This question, which has been asked about machines since the age of industrialization and the appearance of assembly lines, was in the headlines again at the latest Davos World Economic Forum. With robot sales growing steadily over the last three years, 2015 was a record year, exceeding 2014 sales by 15%, according to the International Federation of Robotics (IFR)
Around 229,000 robots are sold a year and Bank of America Merrill Lynch estimates that by 2025 they will perform 45% of industrial manufacturing tasks, compared to the current 10%. These figures show the growing use of robotics, which seems to be ready to move from factories to new production spaces such as health, transportation, homes, military defense or the aerospace sector.
These prospects have aroused old fears, which until now were more in the realm of science fiction, but which seem to become a reality in the eyes of the World Economic Forum. Robotics and artificial intelligence have become catalysts for the famous fourth industrial revolution, but with very clear consequences for jobs.

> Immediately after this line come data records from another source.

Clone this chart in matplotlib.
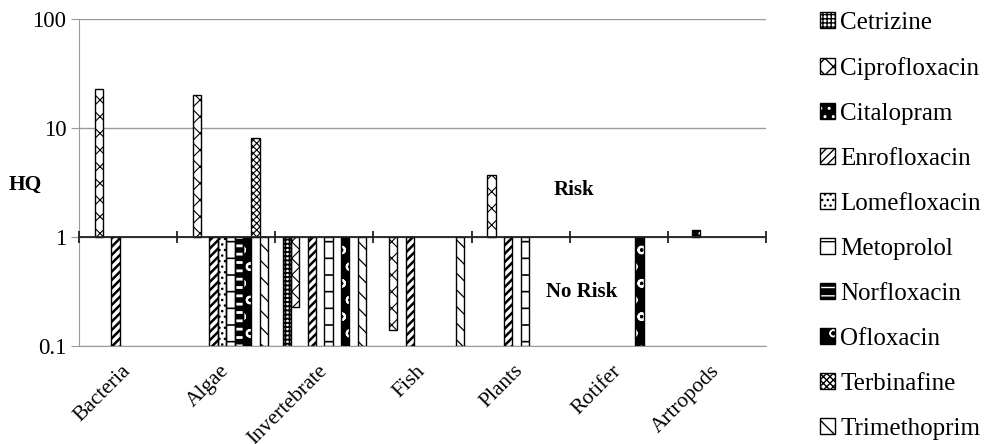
import numpy as np
import matplotlib as mpl
from matplotlib import pyplot as plt
from matplotlib.patches import Patch
from matplotlib.legend_handler import HandlerTuple

plt.rcParams['font.family'] = ['Liberation Serif', 'DejaVu Serif']

# hazard quotients per trophic group (bars start at HQ = 1)
groups = ['Bacteria', 'Algae', 'Invertebrate', 'Fish', 'Plants', 'Rotifer', 'Artropods']
drugs = ['Cetrizine', 'Ciprofloxacin', 'Citalopram', 'Enrofloxacin', 'Lomefloxacin',
         'Metoprolol', 'Norfloxacin', 'Ofloxacin', 'Terbinafine', 'Trimethoprim']
cetrizine     = [None, None, 0.1,  None, None, None, None]
ciprofloxacin = [22.6, 20.0, 0.23, 0.14, 3.7,  None, None]
citalopram    = [None, None, None, None, None, None, 1.17]
enrofloxacin  = [0.1,  0.1,  0.1,  0.1,  0.1,  None, None]
lomefloxacin  = [None, 0.1,  None, None, None, None, None]
metoprolol    = [None, 0.1,  0.1,  None, 0.1,  None, None]
norfloxacin   = [None, 0.1,  None, None, None, None, None]
ofloxacin     = [None, 0.1,  0.1,  None, None, 0.1,  None]
terbinafine   = [None, 8.1,  None, None, None, None, None]
trimethoprim  = [None, 0.1,  0.1,  0.1,  None, None, None]
series = [cetrizine, ciprofloxacin, citalopram, enrofloxacin, lomefloxacin,
          metoprolol, norfloxacin, ofloxacin, terbinafine, trimethoprim]

# (face colour, hatch colour, hatch, hatch linewidth)
styles = [
    ('white', 'black', '++++', 1.3),
    ('white', 'black', 'xx', 0.8),
    ('black', 'white', '..', 1.0),
    ('white', 'black', '////', 1.8),
    ('white', 'black', '...', 1.0),
    ('white', 'black', '-', 1.2),
    ('black', 'white', '--', 2.0),
    ('black', 'white', 'o', 1.5),
    ('white', 'black', 'xxxxx', 0.8),
    ('white', 'black', '\\\\', 0.9),
]

fig = plt.figure(figsize=(9.87, 4.44), dpi=100)
ax = fig.add_axes([0.080, 0.2207, 0.696, 0.7365])

w = 0.0851
x = np.arange(len(groups))
for k, vals in enumerate(series):
    fc, hc, hatch, hlw = styles[k]
    for i, v in enumerate(vals):
        if v is None:
            continue
        with mpl.rc_context({'hatch.linewidth': hlw}):
            ax.bar(x[i] + (k - 4.5) * w, v - 1, bottom=1, width=w,
                   color=fc, edgecolor=hc, hatch=hatch, linewidth=0, zorder=3)
        ax.bar(x[i] + (k - 4.5) * w, v - 1, bottom=1, width=w,
               fill=False, edgecolor='black', linewidth=1.0, zorder=4)

ax.set_yscale('log')
ax.set_ylim(0.1, 100)
ax.set_xlim(-0.5, len(groups) - 0.5)
ax.set_yticks([0.1, 1, 10, 100])
ax.set_yticklabels(['0.1', '1', '10', '100'])
ax.yaxis.set_minor_locator(mpl.ticker.NullLocator())
ax.tick_params(axis='y', length=6, color='#9a9a9a', labelsize=16.5, pad=3)
ax.grid(axis='y', color='#9a9a9a', linewidth=1.0, zorder=0)
ax.set_xticks(x)
ax.set_xticklabels(groups, rotation=45, ha='right', va='center', rotation_mode='anchor')
ax.tick_params(axis='x', length=0, labelsize=15.5, pad=16)
for s in ['top', 'right']:
    ax.spines[s].set_visible(False)
for s in ['left', 'bottom']:
    ax.spines[s].set_color('#9a9a9a')

# category axis crosses at HQ = 1
ax.axhline(1, color='#222222', linewidth=1.3, zorder=5)
bounds = np.arange(len(groups) + 1) - 0.5
ax.plot(bounds, np.ones_like(bounds), linestyle='none', marker='|',
        markersize=8, markeredgewidth=1.3, color='#222222', zorder=5, clip_on=False)

ax.text(0.72, 0.477, 'Risk', transform=ax.transAxes, fontsize=15,
        fontweight='bold', ha='center', va='center')
ax.text(0.732, 0.165, 'No Risk', transform=ax.transAxes, fontsize=15,
        fontweight='bold', ha='center', va='center')
fig.text(0.0253, 0.583, 'HQ', fontsize=15.5, fontweight='bold', ha='center', va='center')

# legend swatches: hatched fill with a black outline on top
handles = []
for k, name in enumerate(drugs):
    fc, hc, hatch, hlw = styles[k]
    handles.append((Patch(facecolor=fc, edgecolor=hc, hatch=hatch, linewidth=0),
                    Patch(fill=False, edgecolor='black', linewidth=1.0)))
fig.legend(handles=handles, labels=drugs, loc='upper left', bbox_to_anchor=(0.826, 0.985),
           frameon=False, fontsize=18, handlelength=0.6, handleheight=0.6,
           handletextpad=0.2, labelspacing=0.92, borderpad=0.2, borderaxespad=0,
           handler_map={tuple: HandlerTuple(ndivide=1)})

fig.savefig('out.png', dpi=100)
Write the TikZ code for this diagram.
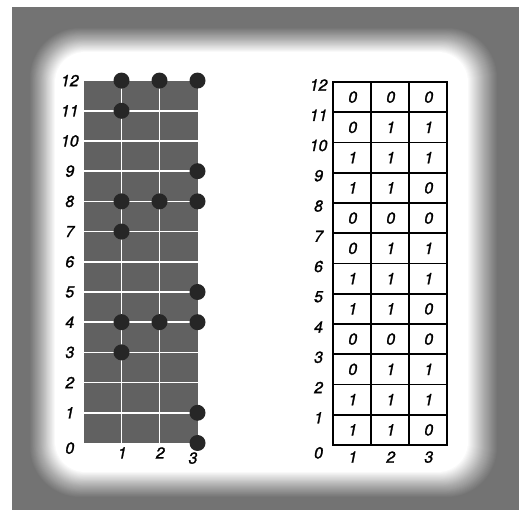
\documentclass[tikz,border=0pt]{standalone}
\usepackage{fontspec}
\newfontfamily\numfont{TeX Gyre Heros}[FakeSlant=0.2, FakeBold=1.4]
\begin{document}
\begin{tikzpicture}[x=1bp, y=1bp,
    every node/.style={font=\fontsize{16}{18}\selectfont\numfont, inner sep=0pt},
    peg/.style={fill=black!85},
    slot/.style={white, line width=1.5bp},
    rule/.style={black, line width=1.8bp}]
    \useasboundingbox (0,0) rectangle (519,510);

    % Grey frame with a soft white middle
    \fill[black!55] (12,0) rectangle (519,503);
    \foreach \k [evaluate=\k as \a using 1/(31-\k), evaluate=\k as \t using (\k-1)/29] in {1,...,30}
      \fill[white, opacity=\a, rounded corners=50bp-20bp*\t]
        (30+25*\t,13+25*\t) rectangle (497-29*\t,482-24*\t);

    % Pegboard
    \begin{scope}[shift={(83.5bp,67bp)}, x=38bp, y=30.2bp]
      \fill[black!62] (0,0) rectangle (3,12);
      \foreach \y in {1,...,11} \draw[slot] (0,\y) -- (3,\y);
      \draw[slot] (1,0) -- (1,12);
      \draw[slot] (2,0) -- (2,12);

      % Row and column numbers
      \foreach \y in {1,...,12} \node (lrow\y) at (-0.38,\y) {\y};
      \node (lrow0) at (-0.38,-0.17) {0};
      \node (lcol1) at (1,-0.33) {1};
      \node (lcol2) at (2,-0.33) {2};
      \node (lcol3) at (2.86,-0.5) {3};

      % Pegs
      \fill[peg] (1,12) circle (8bp);
      \fill[peg] (2,12) circle (8bp);
      \fill[peg] (3,12) circle (8bp);
      \fill[peg] (1,11) circle (8bp);
      \fill[peg] (3,9) circle (8bp);
      \fill[peg] (1,8) circle (8bp);
      \fill[peg] (2,8) circle (8bp);
      \fill[peg] (3,8) circle (8bp);
      \fill[peg] (1,7) circle (8bp);
      \fill[peg] (3,5) circle (8bp);
      \fill[peg] (1,4) circle (8bp);
      \fill[peg] (2,4) circle (8bp);
      \fill[peg] (3,4) circle (8bp);
      \fill[peg] (1,3) circle (8bp);
      \fill[peg] (3,1) circle (8bp);
      \fill[peg] (3,0) circle (8bp);
    \end{scope}

    % Table of bits
    \begin{scope}[shift={(333bp,65bp)}, x=38bp, y=30.25bp]
      \draw[rule] (0,0) rectangle (3,12);
      \foreach \y in {1,...,11} \draw[rule] (0,\y) -- (3,\y);
      \draw[rule] (1,0) -- (1,12);
      \draw[rule] (2,0) -- (2,12);

      % Row and column numbers
      \foreach \y in {1,...,12} \node (rrow\y) at (-0.4,\y-0.1) {\y};
      \node (rrow0) at (-0.4,-0.26) {0};
      \node (rcol1) at (0.5,-0.4) {1};
      \node (rcol2) at (1.5,-0.4) {2};
      \node (rcol3) at (2.5,-0.4) {3};

      % Cells, bottom row first
      \node (c0a) at (0.5,0.5) {1}; \node (c0b) at (1.5,0.5) {1}; \node (c0c) at (2.5,0.5) {0};
      \node (c1a) at (0.5,1.5) {1}; \node (c1b) at (1.5,1.5) {1}; \node (c1c) at (2.5,1.5) {1};
      \node (c2a) at (0.5,2.5) {0}; \node (c2b) at (1.5,2.5) {1}; \node (c2c) at (2.5,2.5) {1};
      \node (c3a) at (0.5,3.5) {0}; \node (c3b) at (1.5,3.5) {0}; \node (c3c) at (2.5,3.5) {0};
      \node (c4a) at (0.5,4.5) {1}; \node (c4b) at (1.5,4.5) {1}; \node (c4c) at (2.5,4.5) {0};
      \node (c5a) at (0.5,5.5) {1}; \node (c5b) at (1.5,5.5) {1}; \node (c5c) at (2.5,5.5) {1};
      \node (c6a) at (0.5,6.5) {0}; \node (c6b) at (1.5,6.5) {1}; \node (c6c) at (2.5,6.5) {1};
      \node (c7a) at (0.5,7.5) {0}; \node (c7b) at (1.5,7.5) {0}; \node (c7c) at (2.5,7.5) {0};
      \node (c8a) at (0.5,8.5) {1}; \node (c8b) at (1.5,8.5) {1}; \node (c8c) at (2.5,8.5) {0};
      \node (c9a) at (0.5,9.5) {1}; \node (c9b) at (1.5,9.5) {1}; \node (c9c) at (2.5,9.5) {1};
      \node (c10a) at (0.5,10.5) {0}; \node (c10b) at (1.5,10.5) {1}; \node (c10c) at (2.5,10.5) {1};
      \node (c11a) at (0.5,11.5) {0}; \node (c11b) at (1.5,11.5) {0}; \node (c11c) at (2.5,11.5) {0};
    \end{scope}
\end{tikzpicture}
\end{document}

The report Future of Jobs by the World Economic Forum says that these new trends (which in addition to robotics include artificial intelligence, machine learning, nanotechnology, 3D printing, genetics and biotechnology) could have an impact on 5.1 million jobs from 2015 to 2020.
Despite this forecast, many believe that new technology generates wealth and employment in the long term, particularly among the sectors and professions that make intensive use of technology, as James Bessen, Professor of Boston University, claims in this ebook by the BBVA Innovation Center. Also, a recent article by McKinsey maintains that only 5% of jobs can be performed entirely by a robot.
Computing, mathematics and engineering will lead the creation of employment
However, the report by the World Economic Forum maintains that a total of 7.1 million jobs will disappear, two-thirds of them concentrated in office and administrative jobs, and two million new jobs will be created in fields related to computing, mathematics, architecture and engineering.
The jobs related to manufacturing and production will also be particularly affected by these technologies, but according to the report they can be updated through new technological knowledge to retrain in the new production chains.
The new profiles most demanded include data analysts, which are key to making sense of the huge amounts of data that will have to be handled by corporations, and highly specialized sales reps capable of explaining the new offerings and services to companies, governments and customers. This new commercial profile, whose demand is detected in all industries and geographical areas, is explained by the need to understand better, highly innovative and disruptive products and/or because corporations will target audiences they are not familiar with.
Another professional profile detected particularly in the energy sector, the media, entertainment and information is a new type of senior executive to successfully guide companies through these disruptive changes.